Y dentro de este mundo revelado por la autora cobra una especial preeminencia la selección de un léxico que representan dos líneas simbólicas. Una aparece como un goteo sutil: es ese muro, esa piedra, la roca, al fin las ruinas de metal y de palabras. Otra surge como una ráfaga incesante y sirve para imprimir en el lector esa idea de que la vida —la pública y la privada— está llena de combates a veces menesterosos y a veces aterradores, pero de los que nunca se sale indemne. La guerra, la herida, el combate, las balas, el incendio, las cicatrices, la derrota sólo son las palabras que brotan del fusil de asalto que Menéndez cuelga al hombro o porta entre sus manos, pero que nunca deja abandonado. Un fusil que apenas guarda silencio. A veces, entre bala y bala, con un tono de melancólica sensualidad y otras, entre palabra y palabra, con una inquietante nostalgia como en el poema La vuelta a casa cuando dice «Lo que esconde este poema acaricia la niebla / y la piel no compartida.»  

Al fin, es de agradecer que este libro esté escrito con músculo y con cabeza, llegando a alcanzar notas de belleza en sus momentos más excitados y paroxísticos, un libro que toma partido de manera inteligente por el combate y la lucha como forma de entender esa construcción / deconstrucción que es la vida, pero a través de un uso cuidado tanto del lenguaje (por cierto, dicho sea de paso, también hay poéticas a lo largo del libro que encuentran su cenit en el logrado  Al amanecer, la poesía estaba de mi parte) como de la imaginería y que empasta bien con el mensaje, mostrando así un sabio alejamiento tanto de las improvisaciones y las pulsiones de la inmediatez como de los vacíos afinadores y obispos de la poesía del crucigrama.

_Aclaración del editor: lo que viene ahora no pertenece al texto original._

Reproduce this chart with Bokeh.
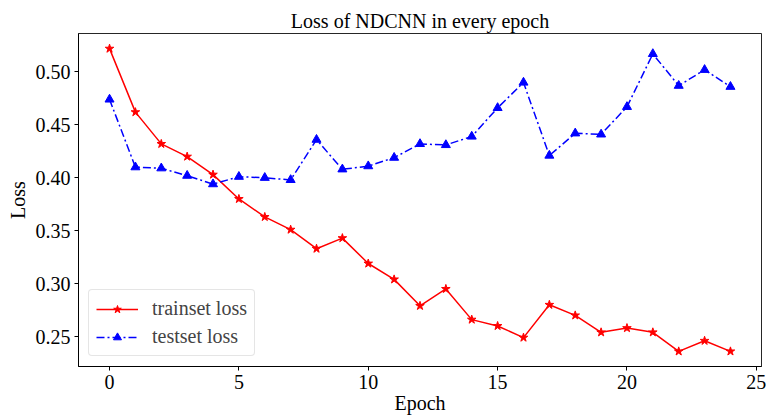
from bokeh.plotting import figure
from bokeh.models import Range1d, FixedTicker, PrintfTickFormatter, Legend, LegendItem
from bokeh.embed import file_html
from bokeh.resources import INLINE

epochs = list(range(25))
train_loss = [0.522, 0.462, 0.432, 0.420, 0.403, 0.380, 0.363, 0.351, 0.333, 0.343,
              0.319, 0.304, 0.279, 0.295, 0.266, 0.260, 0.249, 0.280, 0.270, 0.254,
              0.258, 0.254, 0.236, 0.246, 0.236]
test_loss = [0.474, 0.410, 0.409, 0.402, 0.394, 0.401, 0.400, 0.398, 0.436, 0.408,
             0.411, 0.419, 0.432, 0.431, 0.439, 0.466, 0.490, 0.421, 0.442, 0.441,
             0.467, 0.517, 0.487, 0.502, 0.486]
x_ticks = [0, 5, 10, 15, 20, 25]
y_ticks = [0.25, 0.30, 0.35, 0.40, 0.45, 0.50]

FONT = "Liberation Serif"

p = figure(width=766, height=417, output_backend="svg", toolbar_location=None,
           x_range=Range1d(-1.2, 25.2), y_range=Range1d(0.2217, 0.5363),
           min_border_left=78, min_border_right=5, min_border_top=33, min_border_bottom=51,
           title="Loss of NDCNN in every epoch")

p.title.text_font = FONT
p.title.text_font_size = "20px"
p.title.text_font_style = "normal"
p.title.align = "center"
p.title.standoff = 4
p.title.text_color = "black"

p.xgrid.visible = False
p.ygrid.visible = False
p.outline_line_color = "black"
p.outline_line_width = 1
p.outline_line_alpha = 0.85
p.background_fill_color = "white"
p.border_fill_color = "white"

r1 = p.line(epochs, train_loss, line_color="#ff0000", line_width=1.5)
m1 = p.scatter(epochs, train_loss, marker="star", size=9, fill_color="#ff0000", line_color="#ff0000")
r2 = p.line(epochs, test_loss, line_color="#0000ff", line_width=1.5, line_dash="8 3 2 3")
m2 = p.scatter(epochs, test_loss, marker="triangle", size=9, fill_color="#0000ff", line_color="#0000ff")

for ax in (p.xaxis[0], p.yaxis[0]):
    ax.major_label_text_font = FONT
    ax.major_label_text_font_size = "20px"
    ax.major_label_text_color = "black"
    ax.axis_label_text_font = FONT
    ax.axis_label_text_font_size = "20px"
    ax.axis_label_text_font_style = "normal"
    ax.axis_label_text_color = "black"
    ax.minor_tick_line_color = None
    ax.major_tick_in = 0
    ax.major_tick_out = 4
    ax.axis_line_color = "black"
    ax.major_tick_line_color = "black"

p.xaxis.ticker = FixedTicker(ticks=x_ticks)
p.yaxis.ticker = FixedTicker(ticks=y_ticks)
p.yaxis.formatter = PrintfTickFormatter(format="%.2f")
p.xaxis.axis_label = "Epoch"
p.yaxis.axis_label = "Loss"
p.xaxis.major_label_standoff = 4
p.yaxis.major_label_standoff = 4
p.xaxis.axis_label_standoff = 0
p.yaxis.axis_label_standoff = 4

legend = Legend(items=[LegendItem(label="trainset loss", renderers=[r1, m1]),
                       LegendItem(label="testset loss", renderers=[r2, m2])],
                location="bottom_left")
legend.label_text_font = FONT
legend.label_text_font_size = "20px"
legend.border_line_color = "#cccccc"
legend.border_line_width = 1
legend.border_radius = 4
legend.background_fill_alpha = 0.8
legend.glyph_width = 42
legend.label_standoff = 14
legend.spacing = 5
legend.padding = 7
legend.margin = 10
p.add_layout(legend)

open("out.html", "w").write(file_html(p, INLINE))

El AK-47, el kaláshnikov, es un fusil que apenas se encasquilla y es famoso por su seguridad en diferentes condiciones climáticas. Puestos a ponerle alguna pega, dicen los entendidos, parece que le falta algo de precisión en las distancias largas. Bueno, nadie es perfecto y, además, conociendo el ingenio ruso, no será muy difícil que en el futuro se mejore todavía más. Pero supongo que Natalia Menéndez esto ya lo sabe. El futuro, hoy por hoy, es un lugar tan inhóspito como el presente. Así pues leamos y disfrutemos este libro y ya veremos lo que el tiempo le depara.